## Required task
Retype nothing but the lines from the start of the material up to and including the line with "const chart = echarts.init(document.getElementById('c'));". Pictures don't belong in the copy.
— start —
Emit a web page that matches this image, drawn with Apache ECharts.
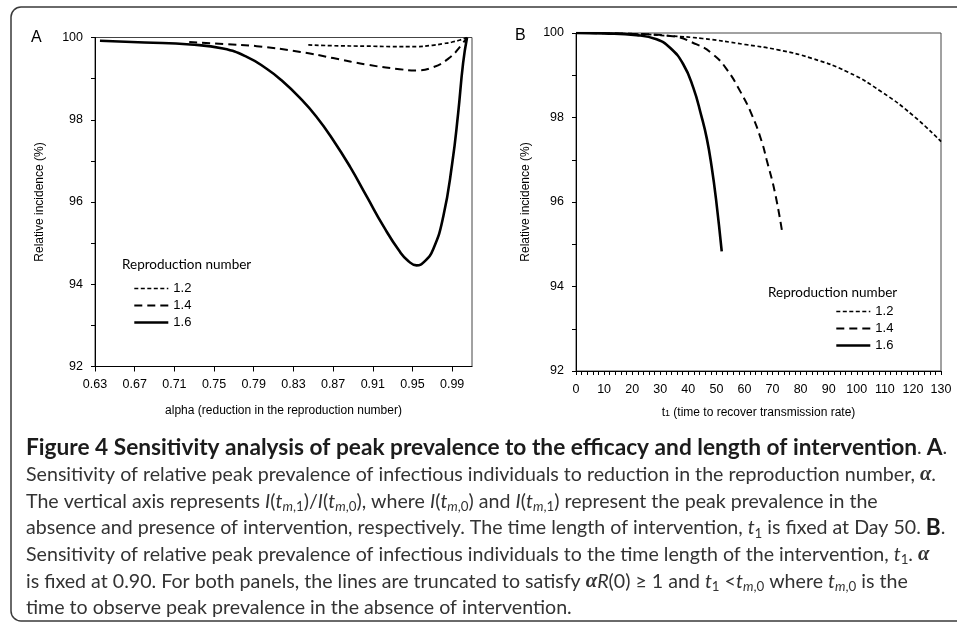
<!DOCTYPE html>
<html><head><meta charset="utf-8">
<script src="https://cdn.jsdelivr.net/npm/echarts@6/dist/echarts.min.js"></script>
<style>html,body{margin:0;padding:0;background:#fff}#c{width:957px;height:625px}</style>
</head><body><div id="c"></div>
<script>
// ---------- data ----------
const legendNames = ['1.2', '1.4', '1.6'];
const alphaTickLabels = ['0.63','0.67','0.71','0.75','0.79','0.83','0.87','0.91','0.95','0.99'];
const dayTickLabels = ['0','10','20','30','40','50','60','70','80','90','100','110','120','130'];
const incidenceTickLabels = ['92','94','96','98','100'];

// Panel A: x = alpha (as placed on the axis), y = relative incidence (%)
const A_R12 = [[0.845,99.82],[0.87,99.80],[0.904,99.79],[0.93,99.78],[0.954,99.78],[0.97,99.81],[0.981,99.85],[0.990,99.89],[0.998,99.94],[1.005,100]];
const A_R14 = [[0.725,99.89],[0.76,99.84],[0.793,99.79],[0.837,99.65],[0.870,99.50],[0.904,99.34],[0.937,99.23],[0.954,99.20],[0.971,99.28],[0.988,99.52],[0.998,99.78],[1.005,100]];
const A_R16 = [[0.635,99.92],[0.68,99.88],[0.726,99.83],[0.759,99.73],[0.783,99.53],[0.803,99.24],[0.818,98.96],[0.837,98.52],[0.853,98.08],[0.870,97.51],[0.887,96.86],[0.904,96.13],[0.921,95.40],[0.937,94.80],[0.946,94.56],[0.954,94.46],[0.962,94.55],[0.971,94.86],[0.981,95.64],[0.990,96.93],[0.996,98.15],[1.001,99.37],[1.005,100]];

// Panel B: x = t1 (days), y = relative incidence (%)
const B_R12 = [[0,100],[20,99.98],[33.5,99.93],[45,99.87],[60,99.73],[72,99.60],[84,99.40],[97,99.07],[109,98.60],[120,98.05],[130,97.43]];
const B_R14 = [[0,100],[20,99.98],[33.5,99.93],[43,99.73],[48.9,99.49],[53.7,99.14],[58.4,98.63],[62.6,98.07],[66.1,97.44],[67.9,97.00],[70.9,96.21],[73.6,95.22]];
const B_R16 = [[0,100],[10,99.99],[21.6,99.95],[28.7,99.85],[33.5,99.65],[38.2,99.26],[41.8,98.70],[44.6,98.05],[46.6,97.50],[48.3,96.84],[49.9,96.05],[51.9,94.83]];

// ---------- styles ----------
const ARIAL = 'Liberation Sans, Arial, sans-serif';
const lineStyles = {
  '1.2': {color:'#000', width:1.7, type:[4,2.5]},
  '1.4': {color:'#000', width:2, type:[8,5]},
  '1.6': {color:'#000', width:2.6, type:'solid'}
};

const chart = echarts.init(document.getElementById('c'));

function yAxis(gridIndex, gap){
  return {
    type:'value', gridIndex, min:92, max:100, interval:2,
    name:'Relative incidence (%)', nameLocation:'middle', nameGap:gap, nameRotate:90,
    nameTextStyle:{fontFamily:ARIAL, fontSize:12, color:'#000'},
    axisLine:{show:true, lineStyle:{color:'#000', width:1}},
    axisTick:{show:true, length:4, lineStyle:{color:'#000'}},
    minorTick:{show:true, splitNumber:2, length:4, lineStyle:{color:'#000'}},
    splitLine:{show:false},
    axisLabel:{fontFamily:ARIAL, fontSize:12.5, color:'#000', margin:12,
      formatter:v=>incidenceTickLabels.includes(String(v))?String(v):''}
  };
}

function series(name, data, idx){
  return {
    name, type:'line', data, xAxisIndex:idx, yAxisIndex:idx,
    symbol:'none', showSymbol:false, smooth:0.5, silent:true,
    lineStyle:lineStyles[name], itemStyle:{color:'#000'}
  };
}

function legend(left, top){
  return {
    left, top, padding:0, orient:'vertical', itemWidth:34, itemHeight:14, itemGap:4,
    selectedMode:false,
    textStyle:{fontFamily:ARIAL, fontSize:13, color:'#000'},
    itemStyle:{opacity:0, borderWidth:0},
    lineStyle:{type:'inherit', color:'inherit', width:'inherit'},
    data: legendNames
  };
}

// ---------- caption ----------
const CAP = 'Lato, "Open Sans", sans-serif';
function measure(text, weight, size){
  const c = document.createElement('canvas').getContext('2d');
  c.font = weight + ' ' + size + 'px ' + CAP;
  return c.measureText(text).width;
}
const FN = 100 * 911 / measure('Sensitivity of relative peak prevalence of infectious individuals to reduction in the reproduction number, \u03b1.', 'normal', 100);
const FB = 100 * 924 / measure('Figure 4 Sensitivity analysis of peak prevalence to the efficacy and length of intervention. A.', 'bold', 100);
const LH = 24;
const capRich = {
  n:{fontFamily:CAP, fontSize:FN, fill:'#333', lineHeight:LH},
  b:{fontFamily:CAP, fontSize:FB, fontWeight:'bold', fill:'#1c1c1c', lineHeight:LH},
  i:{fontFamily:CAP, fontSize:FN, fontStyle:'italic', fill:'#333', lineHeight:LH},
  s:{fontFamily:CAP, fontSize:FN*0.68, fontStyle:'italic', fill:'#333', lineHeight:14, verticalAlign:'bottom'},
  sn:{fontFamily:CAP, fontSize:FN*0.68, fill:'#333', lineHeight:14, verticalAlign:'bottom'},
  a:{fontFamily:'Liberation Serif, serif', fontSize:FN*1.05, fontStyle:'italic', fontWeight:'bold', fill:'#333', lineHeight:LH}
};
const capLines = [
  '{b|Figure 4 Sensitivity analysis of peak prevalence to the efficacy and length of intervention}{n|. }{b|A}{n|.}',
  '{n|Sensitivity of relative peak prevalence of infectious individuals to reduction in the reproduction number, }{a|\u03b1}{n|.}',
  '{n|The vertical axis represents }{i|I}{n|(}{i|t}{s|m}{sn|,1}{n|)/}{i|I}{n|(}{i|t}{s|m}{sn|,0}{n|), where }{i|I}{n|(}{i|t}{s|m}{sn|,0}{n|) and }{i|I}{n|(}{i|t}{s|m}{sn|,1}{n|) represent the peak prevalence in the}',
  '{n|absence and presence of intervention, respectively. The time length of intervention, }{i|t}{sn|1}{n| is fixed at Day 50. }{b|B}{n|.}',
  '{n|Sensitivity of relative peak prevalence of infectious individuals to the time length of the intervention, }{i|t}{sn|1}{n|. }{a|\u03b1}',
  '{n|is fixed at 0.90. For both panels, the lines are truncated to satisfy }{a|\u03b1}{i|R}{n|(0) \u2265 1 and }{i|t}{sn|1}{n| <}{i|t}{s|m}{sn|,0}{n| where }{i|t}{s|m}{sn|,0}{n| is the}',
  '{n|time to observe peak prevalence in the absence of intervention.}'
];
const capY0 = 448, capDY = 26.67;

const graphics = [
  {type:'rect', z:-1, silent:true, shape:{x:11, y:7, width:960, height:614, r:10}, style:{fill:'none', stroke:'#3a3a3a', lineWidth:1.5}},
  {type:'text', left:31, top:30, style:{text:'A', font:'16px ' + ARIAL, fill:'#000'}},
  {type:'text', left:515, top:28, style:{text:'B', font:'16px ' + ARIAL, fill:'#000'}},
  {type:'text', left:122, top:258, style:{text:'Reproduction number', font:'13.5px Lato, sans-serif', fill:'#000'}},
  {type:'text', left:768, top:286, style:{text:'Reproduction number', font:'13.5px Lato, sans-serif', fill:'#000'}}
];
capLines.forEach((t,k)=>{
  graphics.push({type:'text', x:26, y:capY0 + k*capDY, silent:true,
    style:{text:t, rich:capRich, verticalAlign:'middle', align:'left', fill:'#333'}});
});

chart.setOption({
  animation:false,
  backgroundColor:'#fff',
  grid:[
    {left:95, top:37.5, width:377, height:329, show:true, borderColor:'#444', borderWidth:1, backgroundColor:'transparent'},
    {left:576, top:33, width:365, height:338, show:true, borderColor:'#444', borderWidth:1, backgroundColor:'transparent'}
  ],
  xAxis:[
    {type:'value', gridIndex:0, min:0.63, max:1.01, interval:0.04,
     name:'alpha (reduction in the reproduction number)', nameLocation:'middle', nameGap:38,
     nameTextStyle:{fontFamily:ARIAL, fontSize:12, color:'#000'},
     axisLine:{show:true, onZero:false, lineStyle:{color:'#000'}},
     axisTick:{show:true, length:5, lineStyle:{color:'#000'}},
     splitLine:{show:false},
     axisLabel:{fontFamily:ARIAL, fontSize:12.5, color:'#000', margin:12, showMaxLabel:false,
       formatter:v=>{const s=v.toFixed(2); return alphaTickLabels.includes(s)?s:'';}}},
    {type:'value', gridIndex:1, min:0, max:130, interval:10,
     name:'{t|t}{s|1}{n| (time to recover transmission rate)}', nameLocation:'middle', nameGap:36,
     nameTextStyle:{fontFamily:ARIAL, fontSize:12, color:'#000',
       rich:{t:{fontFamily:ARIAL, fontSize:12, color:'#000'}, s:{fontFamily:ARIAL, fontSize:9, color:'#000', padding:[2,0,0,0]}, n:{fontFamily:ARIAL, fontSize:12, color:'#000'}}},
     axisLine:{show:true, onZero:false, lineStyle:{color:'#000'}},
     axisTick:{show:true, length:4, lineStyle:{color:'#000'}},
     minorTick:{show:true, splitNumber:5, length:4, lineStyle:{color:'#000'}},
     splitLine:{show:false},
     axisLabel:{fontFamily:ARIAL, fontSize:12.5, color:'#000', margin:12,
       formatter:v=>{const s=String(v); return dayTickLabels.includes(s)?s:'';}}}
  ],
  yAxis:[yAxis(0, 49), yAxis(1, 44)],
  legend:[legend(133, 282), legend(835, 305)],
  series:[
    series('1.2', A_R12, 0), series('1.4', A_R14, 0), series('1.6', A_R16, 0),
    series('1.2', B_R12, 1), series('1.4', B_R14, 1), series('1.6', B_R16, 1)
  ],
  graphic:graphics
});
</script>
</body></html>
— end —
## Complete response
Emit a web page that matches this image, drawn with Apache ECharts.
<!DOCTYPE html>
<html><head><meta charset="utf-8">
<script src="https://cdn.jsdelivr.net/npm/echarts@6/dist/echarts.min.js"></script>
<style>html,body{margin:0;padding:0;background:#fff}#c{width:957px;height:625px}</style>
</head><body><div id="c"></div>
<script>
// ---------- data ----------
const legendNames = ['1.2', '1.4', '1.6'];
const alphaTickLabels = ['0.63','0.67','0.71','0.75','0.79','0.83','0.87','0.91','0.95','0.99'];
const dayTickLabels = ['0','10','20','30','40','50','60','70','80','90','100','110','120','130'];
const incidenceTickLabels = ['92','94','96','98','100'];

// Panel A: x = alpha (as placed on the axis), y = relative incidence (%)
const A_R12 = [[0.845,99.82],[0.87,99.80],[0.904,99.79],[0.93,99.78],[0.954,99.78],[0.97,99.81],[0.981,99.85],[0.990,99.89],[0.998,99.94],[1.005,100]];
const A_R14 = [[0.725,99.89],[0.76,99.84],[0.793,99.79],[0.837,99.65],[0.870,99.50],[0.904,99.34],[0.937,99.23],[0.954,99.20],[0.971,99.28],[0.988,99.52],[0.998,99.78],[1.005,100]];
const A_R16 = [[0.635,99.92],[0.68,99.88],[0.726,99.83],[0.759,99.73],[0.783,99.53],[0.803,99.24],[0.818,98.96],[0.837,98.52],[0.853,98.08],[0.870,97.51],[0.887,96.86],[0.904,96.13],[0.921,95.40],[0.937,94.80],[0.946,94.56],[0.954,94.46],[0.962,94.55],[0.971,94.86],[0.981,95.64],[0.990,96.93],[0.996,98.15],[1.001,99.37],[1.005,100]];

// Panel B: x = t1 (days), y = relative incidence (%)
const B_R12 = [[0,100],[20,99.98],[33.5,99.93],[45,99.87],[60,99.73],[72,99.60],[84,99.40],[97,99.07],[109,98.60],[120,98.05],[130,97.43]];
const B_R14 = [[0,100],[20,99.98],[33.5,99.93],[43,99.73],[48.9,99.49],[53.7,99.14],[58.4,98.63],[62.6,98.07],[66.1,97.44],[67.9,97.00],[70.9,96.21],[73.6,95.22]];
const B_R16 = [[0,100],[10,99.99],[21.6,99.95],[28.7,99.85],[33.5,99.65],[38.2,99.26],[41.8,98.70],[44.6,98.05],[46.6,97.50],[48.3,96.84],[49.9,96.05],[51.9,94.83]];

// ---------- styles ----------
const ARIAL = 'Liberation Sans, Arial, sans-serif';
const lineStyles = {
  '1.2': {color:'#000', width:1.7, type:[4,2.5]},
  '1.4': {color:'#000', width:2, type:[8,5]},
  '1.6': {color:'#000', width:2.6, type:'solid'}
};

const chart = echarts.init(document.getElementById('c'));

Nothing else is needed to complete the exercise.